In the presence of someone so great we can’t help but be excited. She leaves her water bucket and goes back into town. She says, “Come and see a man who told me everything I have ever done! He cannot be the Messiah, can he” (4:28, 29)? The town folks go and see for themselves. Jesus stays with them for two days. After the two days, the people say to the woman, “It is no longer because of what you have said that we believe, for we have heard for ourselves, and we know that this is truly the Savior of the world” (4:42).
Everyone who has been touched by Jesus has a “come and see” story. The woman of Samaria can’t wait to tell her neighbors about Jesus. She invites them to “come and see.” After Jesus calls Philip to follow him, he invites his friend Nathaniel to “come and see” (John 1:46). When you have truly experienced the grace of God, you will want to invite others to “come and see” for themselves the one who offers this grace. When you have tasted the forgiveness of God, you will want others to “come and see” this one who offers forgiveness. Being a witness is a response to encountering the love of God in Jesus. When was the last time you invited someone to “come and see” what Jesus can do for them? When was the last time you said to someone “come and see” as a response to a changed life that can be found in Jesus?
The woman was so eager to get back to town that she leaves her bucket behind, “The woman left her water jar and went back to the city” (4:28). The bucket is the thing that carried her need. It is her security. It represents her sense of identity. She is the woman at the well. After meeting Jesus, she leaves it behind. The water he offers is a spring of living water that cannot be kept in a bucket. It flows from the inside. It is an eternal water source that quenches the deepest of thirst.

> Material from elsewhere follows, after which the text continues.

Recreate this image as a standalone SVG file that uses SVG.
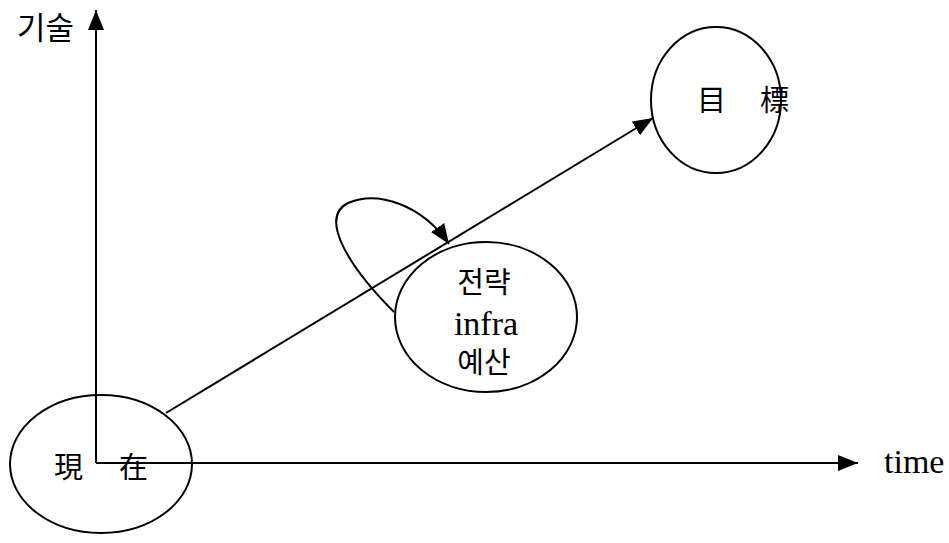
<svg xmlns="http://www.w3.org/2000/svg" width="949" height="543" viewBox="0 0 949 543">
<style>
.ln{fill:none;stroke:#000;stroke-width:2}
.el{fill:none;stroke:#000;stroke-width:2}
.kr{font-family:"Noto Sans CJK KR","Noto Sans CJK SC",sans-serif;font-size:29px;fill:#000}
.lat{font-family:"Liberation Serif",serif;font-size:34px;fill:#000}
</style>
<defs>
<marker id="ahL" markerWidth="20" markerHeight="16" refX="20" refY="8" orient="auto" markerUnits="userSpaceOnUse" viewBox="0 0 20 16">
<path d="M0,0 L20,8 L0,16 Z" fill="#000"/>
</marker>
</defs>
<g id="connectors">
<line class="ln" x1="96" y1="463" x2="96" y2="10" marker-end="url(#ahL)"/>
<line class="ln" x1="96" y1="463" x2="858" y2="463" marker-end="url(#ahL)"/>
<line class="ln" x1="166" y1="413" x2="653" y2="118" marker-end="url(#ahL)"/>
<path class="ln" d="M394,312 C350,268 318,218 348,203 C378,190 422,205 449,244" marker-end="url(#ahL)"/>
</g>
<g id="axis-y-label"><text class="kr" x="17" y="39" style="font-size:31px">기술</text></g>
<g id="axis-x-label"><text class="lat" x="884" y="473">time</text></g>
<g id="now">
<ellipse class="el" cx="101" cy="464" rx="91" ry="69"/>
<text class="kr" x="54" y="478">現</text>
<text class="kr" x="119" y="478">在</text>
</g>
<g id="goal">
<ellipse class="el" cx="716" cy="100" rx="65" ry="73"/>
<text class="kr" x="697" y="111">目</text>
<text class="kr" x="760" y="111">標</text>
</g>
<g id="strategy">
<ellipse class="el" cx="486" cy="317" rx="91" ry="75"/>
<text class="kr" x="484" y="293" text-anchor="middle">전략</text>
<text class="lat" x="486" y="335" text-anchor="middle">infra</text>
<text class="kr" x="484" y="373" text-anchor="middle">예산</text>
</g>
</svg>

If her bucket represents all that is important to her, then she has reason to leave it behind after meeting Jesus. What do you need to leave behind? What are some things that you are carrying in your bucket that you need to no longer carry after encountering Jesus? What are you trying to quench your thirst with? It will never satisfy. It will always have you coming back to the well. It will have you always trying to run in shame, hide in guilt, and ignore the truth in front of you.